KeyKy commented 7 years ago

@oyxhust Did your ssd converge? Could you share your dataset.py? I also train a one class ssd on fddb but Train-ObjectAcc=0.026159.

oyxhust commented 7 years ago

@BunnyShan Thank you a lot! @KeyKy It can converge. My 'dataset.py' just refers to the examples, and it is not very complex. I think the reason may not be "dataset.py" which is just the input file. I think you should check some mistake like that you mistake the x location as y.

xinghedyc commented 7 years ago

@oyxhust Hi, I'm also using ssd to detect text on ICDAR2013 dataset, I changed the dataset to pascal-voc format , so I only need change the data path of the imdb. But I find it's hard to get converged, this is the result after 100 epochs with learning rate 0.0005:

default

and 300 epochs seems not to make much difference. Could you share your hyper-parameters or offer some help? BTW I'm using the latest mxnet version. thanks you very much!

oyxhust commented 7 years ago

@xinghedyc 1、 I don't train my model directly on ICDAR, because it is not big enough. I suggest that you can train your model on SynthText, and then fine tune it on ICDAR. In this way, I believe you can gain a good performance. 2、 For the hyper-parameters setting, if you use this model for some application like license plate detection, I think the original SSD model is enough.

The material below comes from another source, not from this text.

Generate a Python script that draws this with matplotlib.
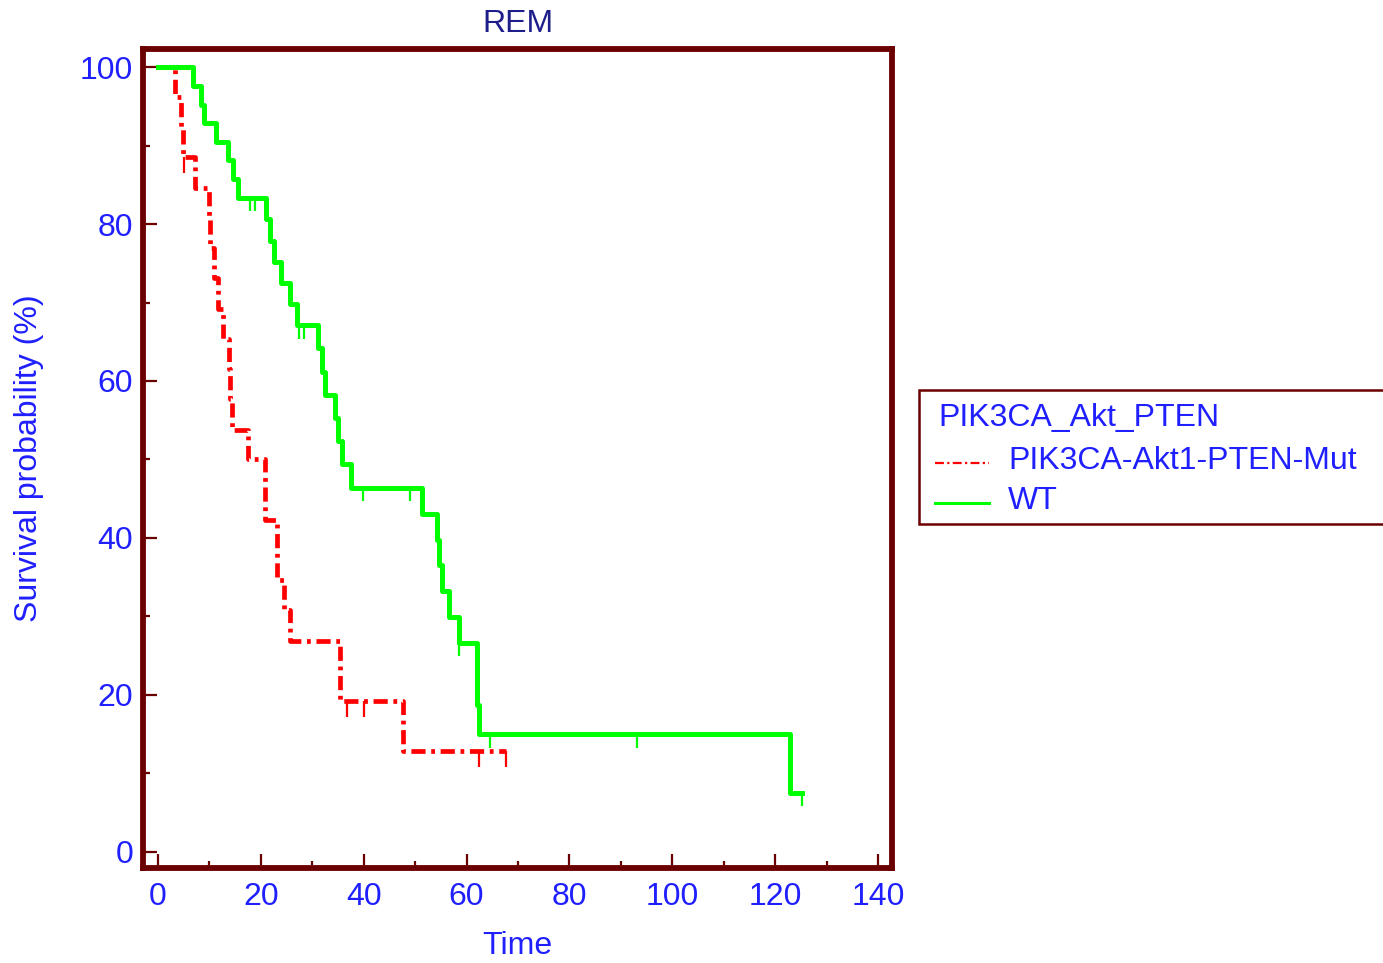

If you want to get a better performance, you can refer to this paper (http://mc.eistar.net/UpLoadFiles/Papers/TextBoxes-AAAI17-draft.pdf) which is from my friend's lab in HUST. It can be very easy to realize, you just need to change some size of convolution kernel and default boxes to make them more suitable for text detection.

xinghedyc commented 7 years ago

@oyxhust Thanks for your reply!

rongrongxiangxin commented 7 years ago

@oyxhust I got the same error as follows. How to solve this problem? Thanks.

Traceback (most recent call last): File "demo.py", line 101, in ctx, args.nms_thresh, args.force_nms) File "demo.py", line 44, in get_detector data_shape, mean_pixels, ctx=ctx) File "/home/tx-eva-02/mxnet/example/ssd/detect/detector.py", line 38, in init self.mod.set_params(args, auxs) File "/home/tx-eva-02/mxnet/python/mxnet/module/base_module.py", line 557, in set_params allow_missing=allow_missing, force_init=force_init) File "/home/tx-eva-02/mxnet/python/mxnet/module/module.py", line 264, in init_params _impl(desc, arr, arg_params) File "/home/tx-eva-02/mxnet/python/mxnet/module/module.py", line 252, in _impl cache_arr.copyto(arr) File "/home/tx-eva-02/mxnet/python/mxnet/ndarray.py", line 556, in copyto return _internal._copyto(self, out=other) File "/home/tx-eva-02/mxnet/python/mxnet/_ctypes/ndarray.py", line 131, in generic_ndarray_function c_array(ctypes.c_char_p, [c_str(str(i)) for i in kwargs.values()]))) File "/home/tx-eva-02/mxnet/python/mxnet/base.py", line 77, in check_call raise MXNetError(py_str(_LIB.MXGetLastError())) mxnet.base.MXNetError: [12:21:15] src/ndarray/ndarray.cc:239: Check failed: from.shape() == to->shape() operands shape mismatchfrom.shape = (126,) to.shape=(12,)

123chengbo commented 7 years ago

could you share the ssd_model?,for example baidudisk ..... thank you so much。